5. Il ne résulte toutefois pas de l'instruction que la SCI La ferme du cheval noir aurait elle-même procédé aux actes de publicité ni même perçu les sommes issues de la location de l'immeuble en 2007, 2008 et 2009, l'administration se bornant à soutenir le contraire en formulant de simples assertions non étayées. En revanche, il résulte de l'instruction que cette société a loué son bien à M. A... C... et Mme B... C..., associés minoritaires de la SCI, par des baux allant du 1er janvier 2006 au 31 décembre 2008 et du 1er janvier 2009 au 31 décembre 2011 dont il résulte des termes que cet immeuble a été donné à l'état nu. Il est par ailleurs constant que ce sont les locataires qui ont garni le bien de meubles et qu'ils ont immédiatement déclaré les revenus tirés de ces locations comme des revenus passibles de l'impôt sur le revenu. A cet égard, la circonstance invoquée par l'administration selon laquelle la sous-location n'était pas prévue au bail, si elle a une incidence sur les relations entre la société propriétaire et ses locataires, est néanmoins sans influence sur la détermination de la personne ayant encaissé les sommes issues des locations de l'immeuble. Enfin, l'administration ne peut utilement faire valoir que la société requérante déposerait depuis plusieurs années des déclarations de revenus mentionnant des recettes locatives encaissées à son nom, alors qu'il s'agit soit de celles issues de la location du bien, nu, aux intéressés, soit de recettes locatives sans lien avec cette dernière. Dans ces conditions, la SCI La ferme du cheval noir est fondée à soutenir qu'elle ne pouvait être regardée comme exerçant une activité commerciale au sens de l'article 34 du code général des impôts et, par suite, qu'elle n'était pas redevable de l'impôt sur les sociétés au titre des exercices clos en 2008 et 2009 à raison des loyers procurés par la location de cet immeuble.

 

6. Par suite de ce qui vient d'être dit, c'est également à tort que l'administration a requalifié la cession du terrain réalisée, le 10 juin 2008, de plus-de-value de cession d'éléments d'actifs immobilisés et mis à sa charge des impositions sur les sociétés à ce titre. »

 

Avis de l’AUREP : Dans ce litige, plusieurs points sont à soulever. D’abord, la Cour reconnaît la régularité du bail en location nue conclu entre la SCI et ses associés ici minoritaires quand bien même la sous-location ne serait pas expressément prévue par les parties.

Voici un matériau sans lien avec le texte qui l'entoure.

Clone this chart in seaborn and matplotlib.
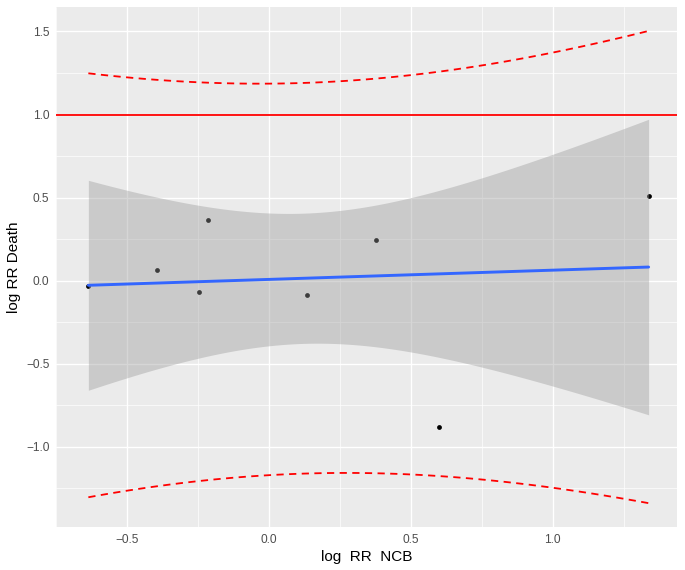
import numpy as np
import pandas as pd
import matplotlib
matplotlib.use('Agg')
import matplotlib.pyplot as plt
import seaborn as sns

# values
x_ncb = [-0.636, -0.395, -0.245, -0.213, 0.136, 0.377, 0.598, 1.338]
y_death = [-0.030, 0.062, -0.070, 0.363, -0.088, 0.247, -0.878, 0.510]
ref_line = 1.0
x_ticks = [-0.5, 0.0, 0.5, 1.0]
y_ticks = [-1.0, -0.5, 0.0, 0.5, 1.0, 1.5]

df = pd.DataFrame({'log_RR_NCB': x_ncb, 'log_RR_Death': y_death})

# linear fit with 95% confidence and prediction intervals (like lm in R)
x = df['log_RR_NCB'].to_numpy()
y = df['log_RR_Death'].to_numpy()
n = len(x)
slope, intercept = np.polyfit(x, y, 1)
resid = y - (intercept + slope * x)
s = np.sqrt(np.sum(resid ** 2) / (n - 2))
t_crit = 2.4469  # t(0.975, df=6)
sxx = np.sum((x - x.mean()) ** 2)
grid = np.linspace(x.min(), x.max(), 100)
fit = intercept + slope * grid
se_fit = s * np.sqrt(1 / n + (grid - x.mean()) ** 2 / sxx)
se_pred = s * np.sqrt(1 + 1 / n + (grid - x.mean()) ** 2 / sxx)
band = pd.DataFrame({
    'x': grid, 'fit': fit,
    'ci_lo': fit - t_crit * se_fit, 'ci_hi': fit + t_crit * se_fit,
    'pi_lo': fit - t_crit * se_pred, 'pi_hi': fit + t_crit * se_pred,
})

sns.set_theme(style='darkgrid', rc={
    'axes.facecolor': '#EBEBEB',
    'grid.color': 'white',
    'axes.edgecolor': 'white',
})
plt.rcParams['font.family'] = ['Liberation Sans', 'DejaVu Sans']

fig = plt.figure(figsize=(6.85, 5.7), dpi=100)
ax = fig.add_axes([56 / 685, 1 - 527 / 570, (677 - 56) / 685, (527 - 7) / 570])

sns.scatterplot(data=df, x='log_RR_NCB', y='log_RR_Death', color='black',
                s=12, linewidth=0, ax=ax, zorder=3)
ax.fill_between(band['x'], band['ci_lo'], band['ci_hi'], color='#999999',
                alpha=0.4, linewidth=0, zorder=4)
sns.lineplot(data=band, x='x', y='fit', color='#3366FF', linewidth=2.1,
             ax=ax, zorder=5)
ax.axhline(ref_line, color='#FF0000', linewidth=1.3, zorder=5)
for col in ['pi_lo', 'pi_hi']:
    sns.lineplot(data=band, x='x', y=col, color='#FF0000', linewidth=1.3,
                 dashes=False, ax=ax, zorder=5).lines[-1].set_dashes((4, 3))

ax.set_xlim(-0.727, 1.438)
ax.set_ylim(-1.482, 1.647)
ax.set_xticks(x_ticks)
ax.set_xticklabels(['\u22120.5', '0.0', '0.5', '1.0'])
ax.set_yticks(y_ticks)
ax.set_yticklabels(['\u22121.0', '\u22120.5', '0.0', '0.5', '1.0', '1.5'])
ax.set_xticks([-0.75, -0.25, 0.25, 0.75, 1.25], minor=True)
ax.set_yticks([-1.25, -0.75, -0.25, 0.25, 0.75, 1.25], minor=True)
ax.grid(which='major', color='white', linewidth=1.0)
ax.grid(which='minor', color='white', linewidth=0.5)
ax.tick_params(which='major', length=2.7, width=0.8, color='#333333',
               labelsize=8.6, labelcolor='#4D4D4D', pad=2)
ax.tick_params(which='minor', length=0)
for sp in ax.spines.values():
    sp.set_visible(False)

ax.set_xlabel('log  RR  NCB', fontsize=11, color='black', labelpad=3)
ax.set_ylabel('log RR Death', fontsize=11, color='black', labelpad=4)

fig.savefig('out.png', dpi=100)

En effet, elle rejette l’argument s’agissant de l’absence d’autorisation de sous-location dans le bail, cette omission n’interférant que dans les relations entre la SCI et ses associés mais pas dans la détermination de la personne qui a encaissé les revenus locatifs.

 

En d’autres termes, la Cour d’Appel distingue et traite isolément la location nue de la sous-location meublée. Ainsi, elle considère que les sommes encaissées par la SCI au titre du bail conclu avec ses associés relèvent bien de la location nue ne remettant pas en cause son régime d’imposition quand bien même une sous-location en meublée serait effectuée par les locataires.

 

En parallèle, il est à noter que d’une manière générale, les revenus tirés de la sous-location d’un logement nu, ne se rattachant à aucune catégorie, sont imposés dans la catégorie des bénéfices non commerciaux (art. 92 du CGI). Toutefois, s’agissant de la sous-location meublée, le BOFIP précise dans une publication datant du 05/04/2017 (BOI-RFPI-CHAMP-10-30) que « les loyers ont le caractère de revenus industriels et commerciaux ». Au cas d’espèce, on peut donc légitimement penser que les revenus issus de la sous-location ont été imposés dans la catégorie des BIC entre les mains des locataires.

De notre point de vue, ce schéma invite à la plus grande prudence et vigilance ne serait-ce que parce qu’il pourrait rapidement, en fonction des circonstances, révéler une certaine proximité avec l’abus de droit. Nous resterons donc attentifs à l’issue de ce litige si pourvoi en Cassation il y a.